Exercise brief: Return all the data below as it stands, minus the pictures.

start Material provided

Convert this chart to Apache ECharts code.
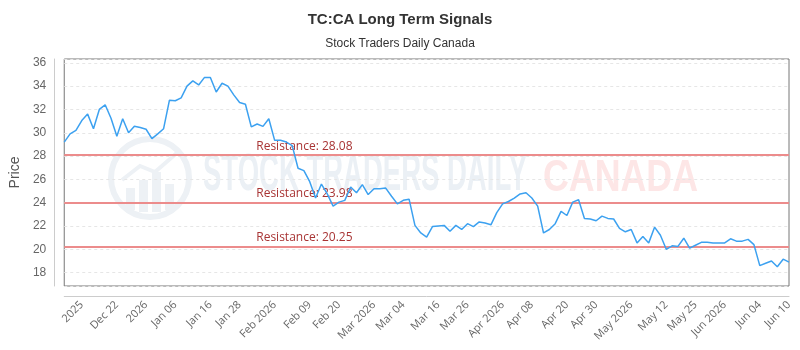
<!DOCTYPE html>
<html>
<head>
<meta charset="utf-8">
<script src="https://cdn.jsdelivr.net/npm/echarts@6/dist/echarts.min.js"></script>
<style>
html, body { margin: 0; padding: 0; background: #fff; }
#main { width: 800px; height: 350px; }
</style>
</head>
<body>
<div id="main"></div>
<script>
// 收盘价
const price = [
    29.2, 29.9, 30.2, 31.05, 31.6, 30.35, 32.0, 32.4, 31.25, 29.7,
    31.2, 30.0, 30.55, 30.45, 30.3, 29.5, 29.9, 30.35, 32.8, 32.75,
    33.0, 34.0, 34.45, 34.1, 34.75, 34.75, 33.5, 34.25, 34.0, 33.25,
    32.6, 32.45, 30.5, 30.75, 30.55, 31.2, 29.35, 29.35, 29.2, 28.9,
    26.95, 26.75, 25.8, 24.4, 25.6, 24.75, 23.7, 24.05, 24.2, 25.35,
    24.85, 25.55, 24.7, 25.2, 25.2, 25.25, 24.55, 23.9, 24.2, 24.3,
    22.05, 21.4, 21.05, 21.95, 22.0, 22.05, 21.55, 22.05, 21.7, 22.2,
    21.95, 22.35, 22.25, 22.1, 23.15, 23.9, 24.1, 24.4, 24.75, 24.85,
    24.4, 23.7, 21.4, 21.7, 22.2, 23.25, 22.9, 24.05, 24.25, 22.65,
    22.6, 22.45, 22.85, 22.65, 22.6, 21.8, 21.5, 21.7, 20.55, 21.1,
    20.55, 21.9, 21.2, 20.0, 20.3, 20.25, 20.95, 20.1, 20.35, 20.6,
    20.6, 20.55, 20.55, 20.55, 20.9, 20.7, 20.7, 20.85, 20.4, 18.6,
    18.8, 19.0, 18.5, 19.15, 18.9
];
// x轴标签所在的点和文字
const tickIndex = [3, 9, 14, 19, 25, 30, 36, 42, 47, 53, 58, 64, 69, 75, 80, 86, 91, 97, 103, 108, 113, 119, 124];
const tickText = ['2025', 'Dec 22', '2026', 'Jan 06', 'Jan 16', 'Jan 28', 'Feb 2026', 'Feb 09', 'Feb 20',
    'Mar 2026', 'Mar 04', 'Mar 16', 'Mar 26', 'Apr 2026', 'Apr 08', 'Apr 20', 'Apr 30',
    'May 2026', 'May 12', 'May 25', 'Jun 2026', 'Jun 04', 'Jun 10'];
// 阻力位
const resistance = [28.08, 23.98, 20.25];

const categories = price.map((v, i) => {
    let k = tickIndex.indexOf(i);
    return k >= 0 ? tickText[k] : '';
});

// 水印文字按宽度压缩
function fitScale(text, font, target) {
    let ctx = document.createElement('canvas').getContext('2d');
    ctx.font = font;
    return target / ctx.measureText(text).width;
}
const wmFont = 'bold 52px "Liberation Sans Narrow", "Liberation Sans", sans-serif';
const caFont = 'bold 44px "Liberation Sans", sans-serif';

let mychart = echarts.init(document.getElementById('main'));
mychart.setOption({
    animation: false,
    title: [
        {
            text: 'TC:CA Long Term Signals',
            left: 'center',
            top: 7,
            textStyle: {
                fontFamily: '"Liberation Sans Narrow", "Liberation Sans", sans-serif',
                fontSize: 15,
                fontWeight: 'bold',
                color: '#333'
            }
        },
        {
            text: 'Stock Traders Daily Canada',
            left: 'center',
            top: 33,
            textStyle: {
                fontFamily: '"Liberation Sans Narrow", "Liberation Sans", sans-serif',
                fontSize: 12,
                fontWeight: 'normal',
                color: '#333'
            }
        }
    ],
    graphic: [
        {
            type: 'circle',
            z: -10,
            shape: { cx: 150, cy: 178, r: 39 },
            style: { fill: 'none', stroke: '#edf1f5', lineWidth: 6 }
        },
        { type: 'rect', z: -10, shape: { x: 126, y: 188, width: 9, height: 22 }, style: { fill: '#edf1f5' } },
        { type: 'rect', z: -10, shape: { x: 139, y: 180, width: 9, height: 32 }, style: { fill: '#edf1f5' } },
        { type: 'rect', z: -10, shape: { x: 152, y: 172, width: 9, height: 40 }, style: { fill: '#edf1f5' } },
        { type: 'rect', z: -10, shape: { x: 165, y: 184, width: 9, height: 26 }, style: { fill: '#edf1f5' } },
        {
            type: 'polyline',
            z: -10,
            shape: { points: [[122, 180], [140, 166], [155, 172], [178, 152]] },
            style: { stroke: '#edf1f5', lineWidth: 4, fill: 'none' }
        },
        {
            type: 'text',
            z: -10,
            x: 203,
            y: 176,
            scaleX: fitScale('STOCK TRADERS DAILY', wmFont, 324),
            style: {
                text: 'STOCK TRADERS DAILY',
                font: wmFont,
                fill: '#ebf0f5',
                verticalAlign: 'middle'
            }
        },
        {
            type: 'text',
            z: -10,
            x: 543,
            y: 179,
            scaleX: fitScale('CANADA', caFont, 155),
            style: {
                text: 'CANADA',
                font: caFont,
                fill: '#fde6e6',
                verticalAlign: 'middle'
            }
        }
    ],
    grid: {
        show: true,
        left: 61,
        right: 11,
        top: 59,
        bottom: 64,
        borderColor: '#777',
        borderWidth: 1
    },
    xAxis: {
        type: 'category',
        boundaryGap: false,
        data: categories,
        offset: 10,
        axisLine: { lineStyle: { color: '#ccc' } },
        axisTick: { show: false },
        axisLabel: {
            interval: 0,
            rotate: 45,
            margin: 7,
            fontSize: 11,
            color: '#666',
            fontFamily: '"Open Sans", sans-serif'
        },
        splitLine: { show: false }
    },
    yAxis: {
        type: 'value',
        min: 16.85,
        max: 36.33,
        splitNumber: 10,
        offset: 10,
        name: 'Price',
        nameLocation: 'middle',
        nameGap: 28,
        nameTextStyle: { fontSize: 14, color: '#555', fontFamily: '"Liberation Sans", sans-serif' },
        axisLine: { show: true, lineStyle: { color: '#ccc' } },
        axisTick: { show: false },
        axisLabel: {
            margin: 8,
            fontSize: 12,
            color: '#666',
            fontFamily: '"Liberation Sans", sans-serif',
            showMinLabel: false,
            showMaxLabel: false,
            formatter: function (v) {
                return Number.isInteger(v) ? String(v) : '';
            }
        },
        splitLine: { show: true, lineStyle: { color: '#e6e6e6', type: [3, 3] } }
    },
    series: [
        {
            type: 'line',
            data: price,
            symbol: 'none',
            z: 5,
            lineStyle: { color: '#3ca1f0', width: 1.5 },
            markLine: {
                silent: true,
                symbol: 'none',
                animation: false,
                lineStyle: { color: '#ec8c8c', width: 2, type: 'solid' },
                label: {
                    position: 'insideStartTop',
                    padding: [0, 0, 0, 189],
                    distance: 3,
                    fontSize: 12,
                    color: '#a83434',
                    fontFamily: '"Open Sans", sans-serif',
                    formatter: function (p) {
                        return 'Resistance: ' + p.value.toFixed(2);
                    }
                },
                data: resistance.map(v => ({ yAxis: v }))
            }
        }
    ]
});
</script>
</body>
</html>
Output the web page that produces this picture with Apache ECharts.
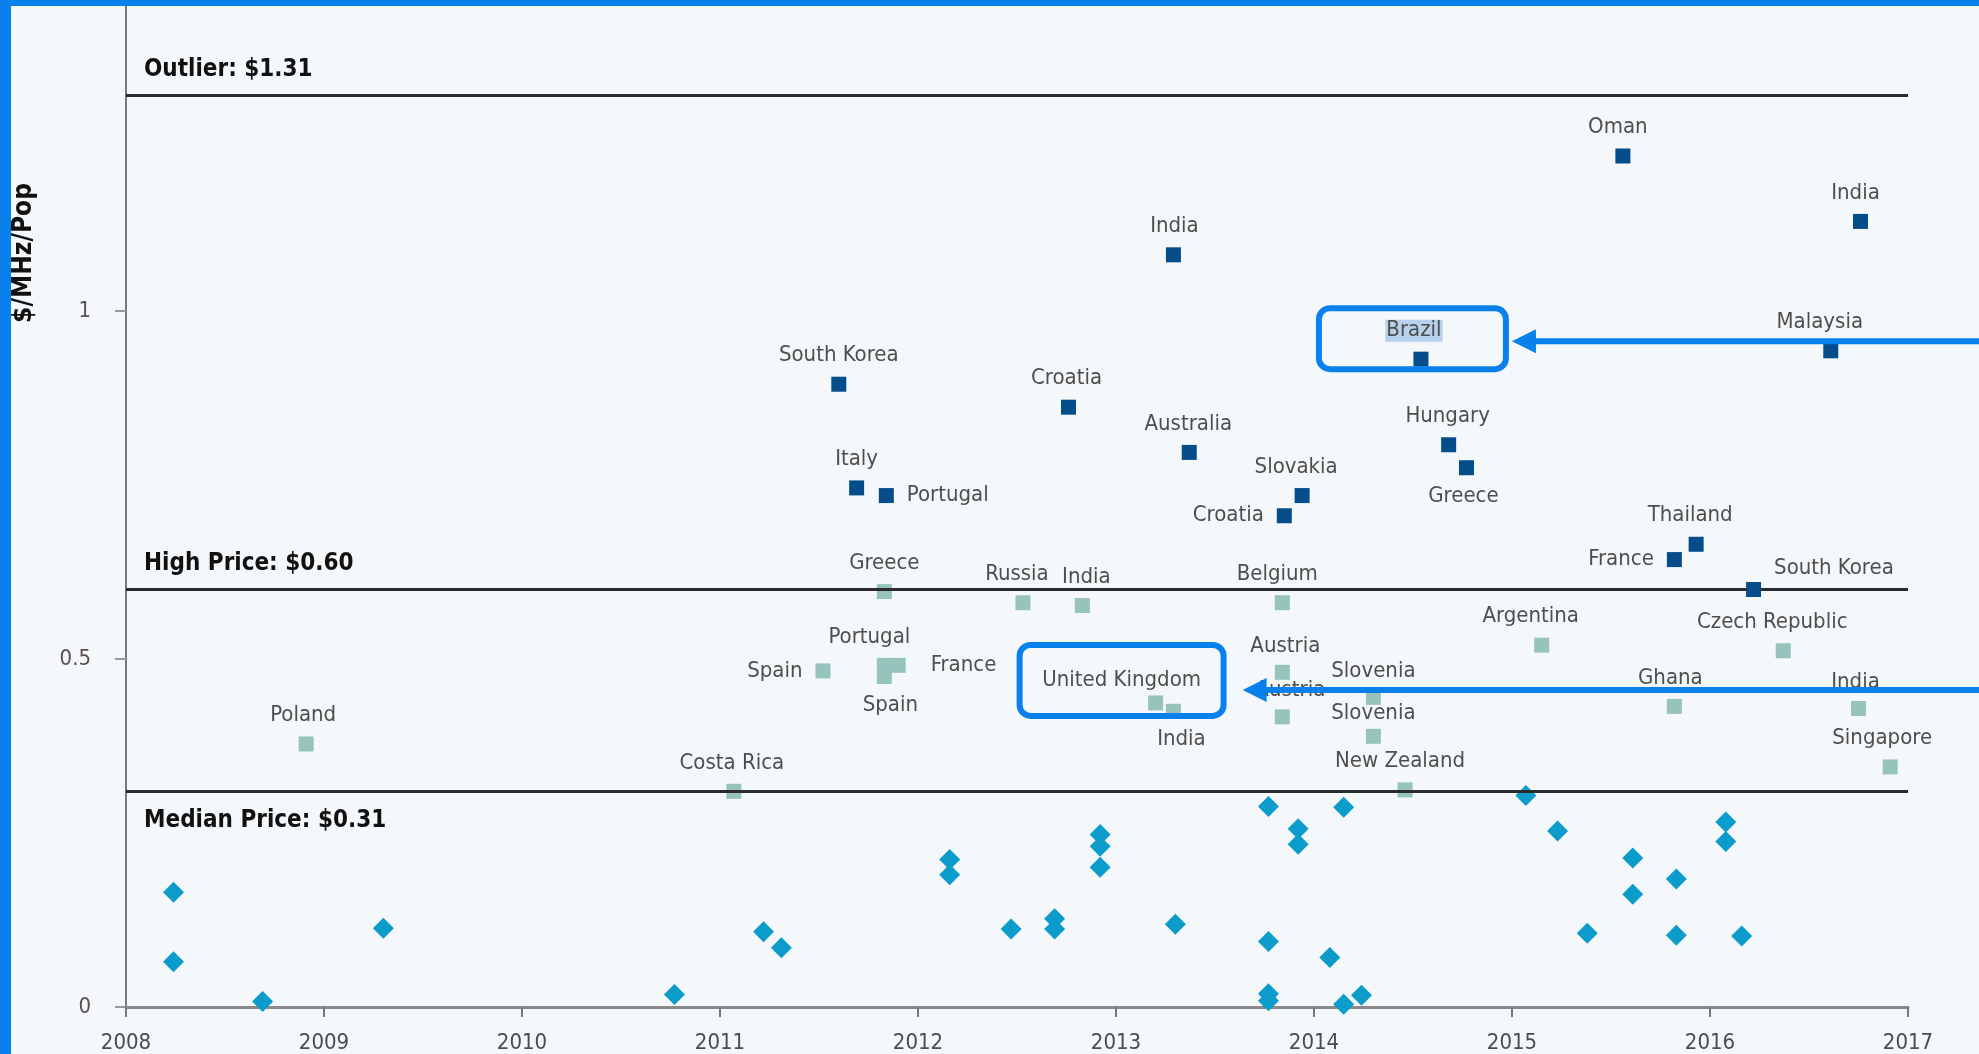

end Material provided

Reply:
Convert this chart to Apache ECharts code.
<!DOCTYPE html>
<html>
<head>
<meta charset="utf-8">
<script src="https://cdn.jsdelivr.net/npm/echarts@6/dist/echarts.min.js"></script>
<style>
html, body { margin: 0; padding: 0; background: #fff; }
#main { width: 800px; height: 350px; }
</style>
</head>
<body>
<div id="main"></div>
<script>
// 收盘价
const price = [
    29.2, 29.9, 30.2, 31.05, 31.6, 30.35, 32.0, 32.4, 31.25, 29.7,
    31.2, 30.0, 30.55, 30.45, 30.3, 29.5, 29.9, 30.35, 32.8, 32.75,
    33.0, 34.0, 34.45, 34.1, 34.75, 34.75, 33.5, 34.25, 34.0, 33.25,
    32.6, 32.45, 30.5, 30.75, 30.55, 31.2, 29.35, 29.35, 29.2, 28.9,
    26.95, 26.75, 25.8, 24.4, 25.6, 24.75, 23.7, 24.05, 24.2, 25.35,
    24.85, 25.55, 24.7, 25.2, 25.2, 25.25, 24.55, 23.9, 24.2, 24.3,
    22.05, 21.4, 21.05, 21.95, 22.0, 22.05, 21.55, 22.05, 21.7, 22.2,
    21.95, 22.35, 22.25, 22.1, 23.15, 23.9, 24.1, 24.4, 24.75, 24.85,
    24.4, 23.7, 21.4, 21.7, 22.2, 23.25, 22.9, 24.05, 24.25, 22.65,
    22.6, 22.45, 22.85, 22.65, 22.6, 21.8, 21.5, 21.7, 20.55, 21.1,
    20.55, 21.9, 21.2, 20.0, 20.3, 20.25, 20.95, 20.1, 20.35, 20.6,
    20.6, 20.55, 20.55, 20.55, 20.9, 20.7, 20.7, 20.85, 20.4, 18.6,
    18.8, 19.0, 18.5, 19.15, 18.9
];
// x轴标签所在的点和文字
const tickIndex = [3, 9, 14, 19, 25, 30, 36, 42, 47, 53, 58, 64, 69, 75, 80, 86, 91, 97, 103, 108, 113, 119, 124];
const tickText = ['2025', 'Dec 22', '2026', 'Jan 06', 'Jan 16', 'Jan 28', 'Feb 2026', 'Feb 09', 'Feb 20',
    'Mar 2026', 'Mar 04', 'Mar 16', 'Mar 26', 'Apr 2026', 'Apr 08', 'Apr 20', 'Apr 30',
    'May 2026', 'May 12', 'May 25', 'Jun 2026', 'Jun 04', 'Jun 10'];
// 阻力位
const resistance = [28.08, 23.98, 20.25];

const categories = price.map((v, i) => {
    let k = tickIndex.indexOf(i);
    return k >= 0 ? tickText[k] : '';
});

// 水印文字按宽度压缩
function fitScale(text, font, target) {
    let ctx = document.createElement('canvas').getContext('2d');
    ctx.font = font;
    return target / ctx.measureText(text).width;
}
const wmFont = 'bold 52px "Liberation Sans Narrow", "Liberation Sans", sans-serif';
const caFont = 'bold 44px "Liberation Sans", sans-serif';

let mychart = echarts.init(document.getElementById('main'));
mychart.setOption({
    animation: false,
    title: [
        {
            text: 'TC:CA Long Term Signals',
            left: 'center',
            top: 7,
            textStyle: {
                fontFamily: '"Liberation Sans Narrow", "Liberation Sans", sans-serif',
                fontSize: 15,
                fontWeight: 'bold',
                color: '#333'
            }
        },
        {
            text: 'Stock Traders Daily Canada',
            left: 'center',
            top: 33,
            textStyle: {
                fontFamily: '"Liberation Sans Narrow", "Liberation Sans", sans-serif',
                fontSize: 12,
                fontWeight: 'normal',
                color: '#333'
            }
        }
    ],
    graphic: [
        {
            type: 'circle',
            z: -10,
            shape: { cx: 150, cy: 178, r: 39 },
            style: { fill: 'none', stroke: '#edf1f5', lineWidth: 6 }
        },
        { type: 'rect', z: -10, shape: { x: 126, y: 188, width: 9, height: 22 }, style: { fill: '#edf1f5' } },
        { type: 'rect', z: -10, shape: { x: 139, y: 180, width: 9, height: 32 }, style: { fill: '#edf1f5' } },
        { type: 'rect', z: -10, shape: { x: 152, y: 172, width: 9, height: 40 }, style: { fill: '#edf1f5' } },
        { type: 'rect', z: -10, shape: { x: 165, y: 184, width: 9, height: 26 }, style: { fill: '#edf1f5' } },
        {
            type: 'polyline',
            z: -10,
            shape: { points: [[122, 180], [140, 166], [155, 172], [178, 152]] },
            style: { stroke: '#edf1f5', lineWidth: 4, fill: 'none' }
        },
        {
            type: 'text',
            z: -10,
            x: 203,
            y: 176,
            scaleX: fitScale('STOCK TRADERS DAILY', wmFont, 324),
            style: {
                text: 'STOCK TRADERS DAILY',
                font: wmFont,
                fill: '#ebf0f5',
                verticalAlign: 'middle'
            }
        },
        {
            type: 'text',
            z: -10,
            x: 543,
            y: 179,
            scaleX: fitScale('CANADA', caFont, 155),
            style: {
                text: 'CANADA',
                font: caFont,
                fill: '#fde6e6',
                verticalAlign: 'middle'
            }
        }
    ],
    grid: {
        show: true,
        left: 61,
        right: 11,
        top: 59,
        bottom: 64,
        borderColor: '#777',
        borderWidth: 1
    },
    xAxis: {
        type: 'category',
        boundaryGap: false,
        data: categories,
        offset: 10,
        axisLine: { lineStyle: { color: '#ccc' } },
        axisTick: { show: false },
        axisLabel: {
            interval: 0,
            rotate: 45,
            margin: 7,
            fontSize: 11,
            color: '#666',
            fontFamily: '"Open Sans", sans-serif'
        },
        splitLine: { show: false }
    },
    yAxis: {
        type: 'value',
        min: 16.85,
        max: 36.33,
        splitNumber: 10,
        offset: 10,
        name: 'Price',
        nameLocation: 'middle',
        nameGap: 28,
        nameTextStyle: { fontSize: 14, color: '#555', fontFamily: '"Liberation Sans", sans-serif' },
        axisLine: { show: true, lineStyle: { color: '#ccc' } },
        axisTick: { show: false },
        axisLabel: {
            margin: 8,
            fontSize: 12,
            color: '#666',
            fontFamily: '"Liberation Sans", sans-serif',
            showMinLabel: false,
            showMaxLabel: false,
            formatter: function (v) {
                return Number.isInteger(v) ? String(v) : '';
            }
        },
        splitLine: { show: true, lineStyle: { color: '#e6e6e6', type: [3, 3] } }
    },
    series: [
        {
            type: 'line',
            data: price,
            symbol: 'none',
            z: 5,
            lineStyle: { color: '#3ca1f0', width: 1.5 },
            markLine: {
                silent: true,
                symbol: 'none',
                animation: false,
                lineStyle: { color: '#ec8c8c', width: 2, type: 'solid' },
                label: {
                    position: 'insideStartTop',
                    padding: [0, 0, 0, 189],
                    distance: 3,
                    fontSize: 12,
                    color: '#a83434',
                    fontFamily: '"Open Sans", sans-serif',
                    formatter: function (p) {
                        return 'Resistance: ' + p.value.toFixed(2);
                    }
                },
                data: resistance.map(v => ({ yAxis: v }))
            }
        }
    ]
});
</script>
</body>
</html>
Output the web page that produces this picture with Apache ECharts.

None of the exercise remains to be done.